Additionally, Bell said that along with health benefits, the consumption of more plant products and less meat is far better for the environment and animals involved in industrial production. 

“If you think about where food comes from, vegetarians and vegans basically eat right from the source,” Bell said. “Instead of having to grow the vegetables and grain to feed the animals, you’re eating the vegetables and grain yourself. So, you’re saving land usage and the water it takes to both hydrate the animals and water all the crops that feed them. Also, cow farms and feedlots produce a ton of methane, so the more methane you have, the more it contributes to global warming. It may seem small now, but over time these things add up.”

Possible livestock cruelty is another reason people might be concerned about consuming meat products. 

“Animal welfare has been a big concern too. There’s not a ton of laws to regulate how they’re treated,” Bell said. “A lot of companies will say things like ‘free-range’ but really there aren’t a ton of definitions on what that entails.
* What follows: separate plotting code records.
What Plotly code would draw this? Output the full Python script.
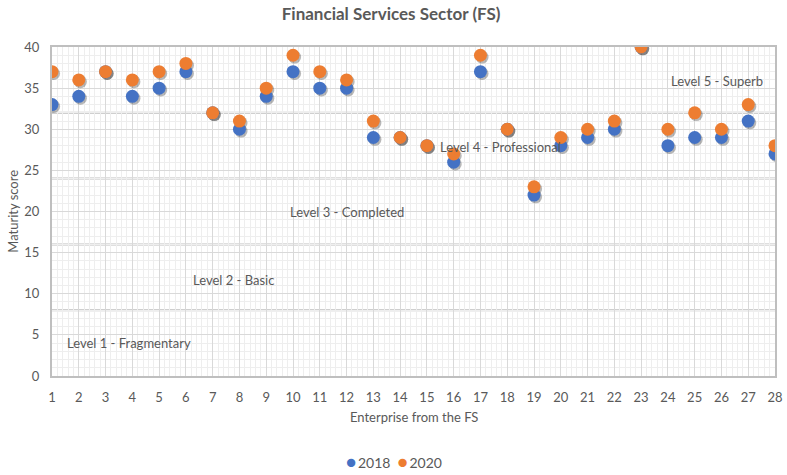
import plotly.graph_objects as go

enterprises = list(range(1, 29))
score_2018 = [33, 34, 37, 34, 35, 37, 32, 30, 34, 37, 35, 35, 29, 29, 28, 26, 37, 30, 22, 28, 29, 30, 40, 28, 29, 29, 31, 27]
score_2020 = [37, 36, 37, 36, 37, 38, 32, 31, 35, 39, 37, 36, 31, 29, 28, 27, 39, 30, 23, 29, 30, 31, 40, 30, 32, 30, 33, 28]
level_bounds = [8, 16, 24, 32]
level_labels = ["Level 1 - Fragmentary", "Level 2 - Basic", "Level 3 - Completed",
                "Level 4 - Professional", "Level 5 - Superb"]
level_label_pos = [(1.5, 4.0), (6.2, 11.7), (9.8, 20.0), (15.4, 27.8), (24.05, 35.9)]
series_names = ["2018", "2020"]

FONT = "Lato"
GRAY = "#595959"
BLUE = "#4472C4"
ORANGE = "#ED7D31"
colors = [BLUE, ORANGE]

fig = go.Figure()

shadow_dx, shadow_dy = 0.06, -0.22
for ys in (score_2018, score_2020):
    fig.add_trace(go.Scatter(
        x=[e + shadow_dx for e in enterprises], y=[v + shadow_dy for v in ys],
        mode="markers", marker=dict(size=13, color="rgba(0,0,0,0.28)"),
        showlegend=False, hoverinfo="skip"))

for name, ys, c in zip(series_names, (score_2018, score_2020), colors):
    fig.add_trace(go.Scatter(x=enterprises, y=ys, mode="markers", name=name,
                             marker=dict(size=13, color=c), showlegend=False))

for b in level_bounds:
    fig.add_shape(type="line", xref="paper", x0=0, x1=1, y0=b, y1=b,
                  line=dict(color="#bfbfbf", width=2), layer="below")

for txt, (lx, ly) in zip(level_labels, level_label_pos):
    fig.add_annotation(x=lx, y=ly, text=txt, showarrow=False, xanchor="left",
                       font=dict(family=FONT, size=13, color=GRAY))

fig.add_annotation(xref="paper", yref="paper", x=0.5, y=-0.125, yanchor="middle",
                   text="Enterprise from the FS", showarrow=False,
                   font=dict(family=FONT, size=13, color=GRAY))
fig.add_annotation(xref="paper", yref="paper", x=-0.055, xanchor="center", y=0.5,
                   text="Maturity score", textangle=-90, showarrow=False,
                   font=dict(family=FONT, size=13, color=GRAY))

# legend built as text
legend_text = "&#8194;".join(
    f"<span style='color:{c};font-size:17px'>●</span>&#8201;{n}" for n, c in zip(series_names, colors))
fig.add_annotation(xref="paper", yref="paper", x=0.473, y=-0.26, yanchor="middle",
                   xanchor="center", text=legend_text, showarrow=False,
                   font=dict(family=FONT, size=14, color=GRAY))

fig.update_layout(
    width=787, height=475,
    margin=dict(l=52, r=12, t=47, b=99, autoexpand=False),
    paper_bgcolor="white", plot_bgcolor="white",
    title=dict(text="<b>Financial Services Sector (FS)</b>", x=0.497, xanchor="center",
               y=0.97, yanchor="middle", font=dict(family=FONT, size=17, color=GRAY)),
    font=dict(family=FONT, size=13, color=GRAY),
    showlegend=False,
)
fig.update_xaxes(range=[1, 28], tickmode="linear", tick0=1, dtick=1, automargin=False,
                 showgrid=True, gridcolor="#d9d9d9", gridwidth=1,
                 minor=dict(dtick=0.2, showgrid=True, gridcolor="#eeeeee", gridwidth=1),
                 showline=True, linecolor="#bfbfbf", linewidth=2, mirror=True,
                 zeroline=False, ticks="", ticklabelstandoff=8,
                 tickfont=dict(family=FONT, size=13, color=GRAY))
fig.update_yaxes(range=[0, 40], tickmode="linear", tick0=0, dtick=5, automargin=False,
                 showgrid=True, gridcolor="#d9d9d9", gridwidth=1,
                 minor=dict(dtick=1, showgrid=True, gridcolor="#eeeeee", gridwidth=1),
                 showline=True, linecolor="#bfbfbf", linewidth=2, mirror=True,
                 zeroline=False, ticks="", ticklabelstandoff=8,
                 tickfont=dict(family=FONT, size=13, color=GRAY))

fig.write_html("out.html", config={"displayModeBar": False},
               post_script="document.body.style.margin='0';")
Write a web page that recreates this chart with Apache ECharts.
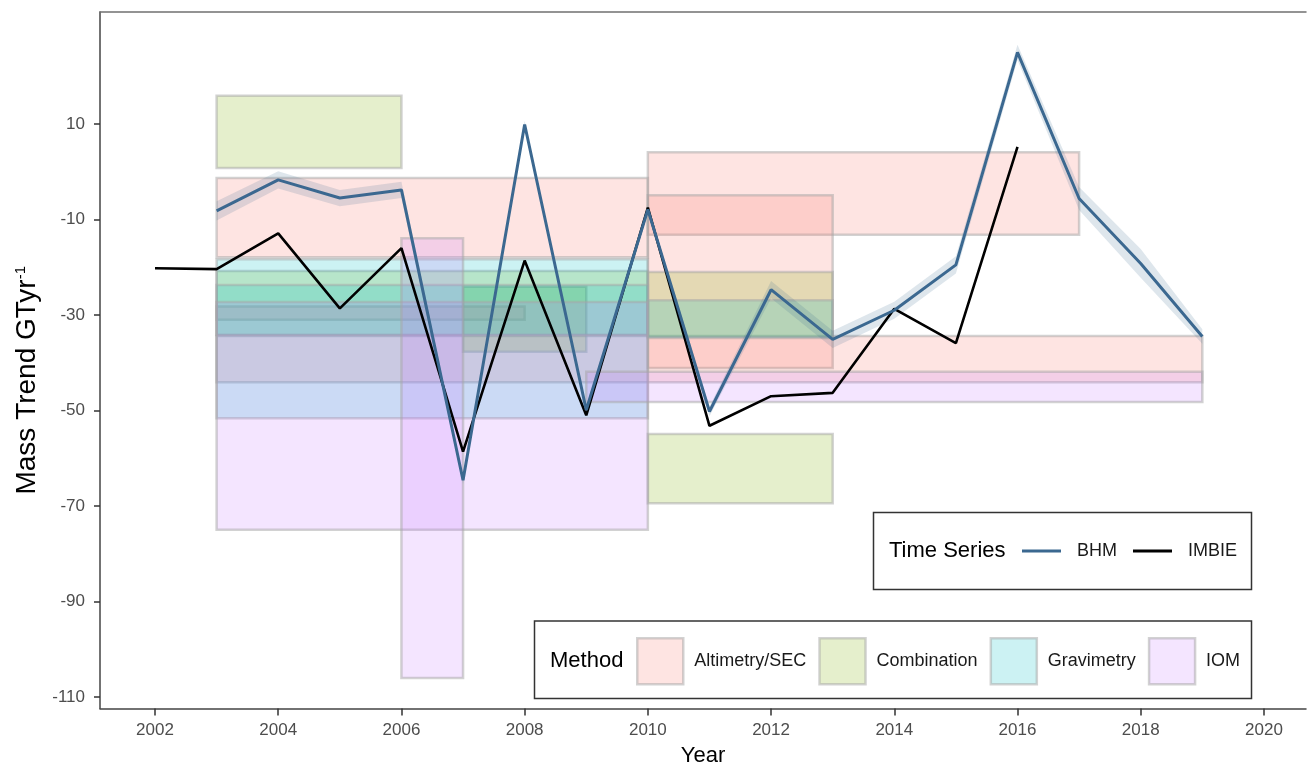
<!DOCTYPE html>
<html>
<head>
<meta charset="utf-8">
<script src="https://cdn.jsdelivr.net/npm/echarts@6/dist/echarts.min.js"></script>
<style>
  html, body { margin: 0; padding: 0; background: #ffffff; }
  #chart { width: 1308px; height: 765px; }
</style>
</head>
<body>
<div id="chart"></div>
<script>
// ---- data ----
const imbieYears = [2002, 2003, 2004, 2005, 2006, 2007, 2008, 2009, 2010, 2011, 2012, 2013, 2014, 2015, 2016];
const imbieTrend = [-20.2, -20.4, -12.9, -28.6, -16.0, -58.6, -18.6, -51.0, -7.5, -53.2, -47.0, -46.3, -28.7, -35.9, 5.2];

const bhmYears  = [2003, 2004, 2005, 2006, 2007, 2008, 2009, 2010, 2011, 2012, 2013, 2014, 2015, 2016, 2017, 2018, 2019];
const bhmTrend  = [-8.2, -1.7, -5.5, -3.8, -64.6, 9.9, -49.9, -7.9, -50.2, -24.7, -35.1, -29.0, -19.5, 25.0, -5.6, -19.2, -34.5];
const bhmSpread = [2.0, 1.8, 1.7, 1.7, 0.8, 0.8, 0.8, 0.8, 1.0, 1.8, 1.8, 1.8, 1.8, 1.6, 2.4, 3.0, 1.5];

// study estimates: [start year, end year, lower, upper]
const altimetryRects = [
  [2003, 2010, -17.9, -1.3],
  [2010, 2017, -13.2, 4.1],
  [2010, 2013, -41.1, -4.9],
  [2003, 2019, -44.1, -34.4],
  [2003, 2008, -31.0, -28.2]
];
const combinationRects = [
  [2003, 2006, 0.8, 15.9],
  [2010, 2013, -34.6, -21.0],
  [2007, 2009, -37.7, -24.1],
  [2003, 2010, -34.2, -20.8],
  [2010, 2013, -69.4, -54.9]
];
const gravimetryRects = [
  [2003, 2010, -51.6, -18.3],
  [2003, 2010, -34.2, -23.7],
  [2010, 2013, -34.8, -26.9]
];
const iomRects = [
  [2003, 2010, -75.0, -27.3],
  [2006, 2007, -106.0, -13.9],
  [2009, 2019, -48.2, -41.9]
];

const methodNames = ['Altimetry/SEC', 'Combination', 'Gravimetry', 'IOM'];
const seriesNames = ['BHM', 'IMBIE'];
const xTicks = [2002, 2004, 2006, 2008, 2010, 2012, 2014, 2016, 2018, 2020];
const yTicks = [-110, -90, -70, -50, -30, -10, 10];

// ---- styles ----
const SANS = "'Liberation Sans', Arial, Helvetica, sans-serif";
const RECT_BORDER = 'rgba(165,165,165,0.5)';
const methodFill = {
  'Altimetry/SEC': 'rgba(248,118,109,0.2)',
  'Combination':   'rgba(124,174,0,0.2)',
  'Gravimetry':    'rgba(0,191,196,0.2)',
  'IOM':           'rgba(199,124,255,0.2)'
};
const BHM_COLOR = '#3b6890';
const IMBIE_COLOR = '#000000';

function rectSeries(name, rects) {
  const fill = methodFill[name];
  return {
    name: name,
    type: 'custom',
    silent: true,
    z: 1,
    itemStyle: { color: fill, borderColor: RECT_BORDER, borderWidth: 2.5 },
    encode: { x: [0, 1], y: [2, 3] },
    data: rects,
    renderItem: function (params, api) {
      const p0 = api.coord([api.value(0), api.value(3)]);
      const p1 = api.coord([api.value(1), api.value(2)]);
      return {
        type: 'rect',
        shape: { x: p0[0], y: p0[1], width: p1[0] - p0[0], height: p1[1] - p0[1] },
        style: { fill: fill, stroke: RECT_BORDER, lineWidth: 2.5 }
      };
    }
  };
}

const ribbonData = bhmYears.map((y, i) => [y, bhmTrend[i] - bhmSpread[i], bhmTrend[i] + bhmSpread[i]]);

const ribbonSeries = {
  name: 'BHM band',
  type: 'custom',
  silent: true,
  z: 2,
  encode: { x: 0, y: [1, 2] },
  data: ribbonData,
  renderItem: function (params, api) {
    if (params.dataIndex !== 0) return null;
    const upper = ribbonData.map(d => api.coord([d[0], d[2]]));
    const lower = ribbonData.map(d => api.coord([d[0], d[1]])).reverse();
    return {
      type: 'polygon',
      shape: { points: upper.concat(lower) },
      style: { fill: 'rgba(59,104,144,0.17)', stroke: null }
    };
  }
};

const chart = echarts.init(document.getElementById('chart'), null, { renderer: 'canvas' });

const option = {
  animation: false,
  backgroundColor: '#ffffff',
  grid: { left: 100, right: 2, top: 12, bottom: 56.5, containLabel: false, outerBoundsMode: 'none' },
  xAxis: [
    {
      type: 'value',
      min: 2001.107,
      max: 2020.683,
      name: 'Year',
      nameLocation: 'middle',
      nameGap: 36,
      nameTextStyle: { fontFamily: SANS, fontSize: 22, color: '#000' },
      axisLine: { show: true, onZero: false, lineStyle: { color: '#444', width: 1.5 } },
      axisTick: { show: true, length: 7, lineStyle: { color: '#333', width: 1.5 }, customValues: xTicks },
      axisLabel: { customValues: xTicks, fontFamily: SANS, fontSize: 17, color: '#4d4d4d', margin: 13,
                   formatter: v => String(v) },
      splitLine: { show: false }
    },
    {
      type: 'value',
      position: 'top',
      min: 2001.107,
      max: 2020.683,
      axisLine: { show: true, onZero: false, lineStyle: { color: '#707070', width: 1.5 } },
      axisTick: { show: false },
      axisLabel: { show: false },
      splitLine: { show: false }
    }
  ],
  yAxis: {
    type: 'value',
    min: -112.41,
    max: 33.46,
    name: 'Mass Trend GTyr{sup|-1}',
    nameLocation: 'middle',
    nameGap: 56,
    nameTextStyle: {
      fontFamily: SANS, fontSize: 28, color: '#000', padding: [0, 40, 0, 0],
      rich: { sup: { fontFamily: SANS, fontSize: 15, verticalAlign: 'top', padding: [0, 0, 13, 0] } }
    },
    axisLine: { show: true, onZero: false, lineStyle: { color: '#444', width: 1.5 } },
    axisTick: { show: true, length: 6, lineStyle: { color: '#333', width: 1.5 }, customValues: yTicks },
    axisLabel: { customValues: yTicks, fontFamily: SANS, fontSize: 17, color: '#4d4d4d', margin: 15 },
    splitLine: { show: false }
  },
  legend: [
    {
      data: [{ name: 'BHM', icon: 'rect' }, { name: 'IMBIE', icon: 'rect' }],
      z: 20,
      left: 1022,
      top: 542,
      width: 260,
      padding: 0,
      orient: 'horizontal',
      itemWidth: 39,
      itemHeight: 3,
      itemGap: 16,
      selectedMode: false,
      textStyle: { fontFamily: SANS, fontSize: 18, color: '#1a1a1a', padding: [0, 0, 0, 11] }
    },
    {
      data: methodNames.map(n => ({ name: n, icon: 'rect',
        itemStyle: { color: methodFill[n], borderColor: RECT_BORDER, borderWidth: 2.5 } })),
      z: 20,
      left: 636,
      top: 637,
      width: 660,
      padding: 0,
      orient: 'horizontal',
      itemWidth: 46,
      itemHeight: 46,
      itemGap: 12,
      selectedMode: false,
      textStyle: { fontFamily: SANS, fontSize: 18, color: '#1a1a1a', padding: [0, 0, 0, 6] }
    }
  ],
  graphic: [
    {
      type: 'rect', z: 10,
      shape: { x: 873.5, y: 512.5, width: 378, height: 77 },
      style: { fill: '#ffffff', stroke: '#333', lineWidth: 1.5 }
    },
    {
      type: 'text', z: 21,
      style: { x: 889, y: 551, text: 'Time Series', fontFamily: SANS, fontSize: 22,
               fill: '#000', verticalAlign: 'middle', textAlign: 'left' }
    },
    {
      type: 'rect', z: 10,
      shape: { x: 534.5, y: 621, width: 717, height: 77.5 },
      style: { fill: '#ffffff', stroke: '#333', lineWidth: 1.5 }
    },
    {
      type: 'text', z: 21,
      style: { x: 550, y: 661, text: 'Method', fontFamily: SANS, fontSize: 22,
               fill: '#000', verticalAlign: 'middle', textAlign: 'left' }
    }
  ],
  series: [
    rectSeries('Altimetry/SEC', altimetryRects),
    rectSeries('Combination', combinationRects),
    rectSeries('Gravimetry', gravimetryRects),
    rectSeries('IOM', iomRects),
    ribbonSeries,
    {
      name: 'IMBIE',
      type: 'line',
      z: 3,
      silent: true,
      symbol: 'none',
      color: IMBIE_COLOR,
      lineStyle: { color: IMBIE_COLOR, width: 2.6 },
      data: imbieYears.map((y, i) => [y, imbieTrend[i]])
    },
    {
      name: 'BHM',
      type: 'line',
      z: 4,
      silent: true,
      symbol: 'none',
      color: BHM_COLOR,
      lineStyle: { color: BHM_COLOR, width: 3 },
      data: bhmYears.map((y, i) => [y, bhmTrend[i]])
    }
  ]
};

chart.setOption(option);
</script>
</body>
</html>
In a way, by eating less meat, you feel like you’re not taking part in something you don’t personally feel comfortable supporting. For me, I knew I couldn’t be the one to take the life of an animal, so I don’t want to go to the store and indirectly have someone else do that for me.” 

Bell believes that contributing to the cause, even a little bit, can be beneficial. Bell gave the example of “Meatless Mondays,” a trend in which people do not eat any meat products on Mondays but consume a regular diet the rest of the week. This might be an option for those who want to help the environment and eat more plants, but do not want to fully commit to a diet. Bell also said another way of supporting the vegan and vegetarian cause at Berry would be to join the Vegetarian and Vegan Society, which meets biweekly on Mondays at 7:00 pm on campus. 

While going completely vegan or vegetarian may not be for everyone, both Campbell and Bell agree that there are plenty of benefits for the environment, animal treatment and human wellbeing that come from simply eating less meat. By eating more plant-based items, people are contributing to not only a healthier body but a healthier world.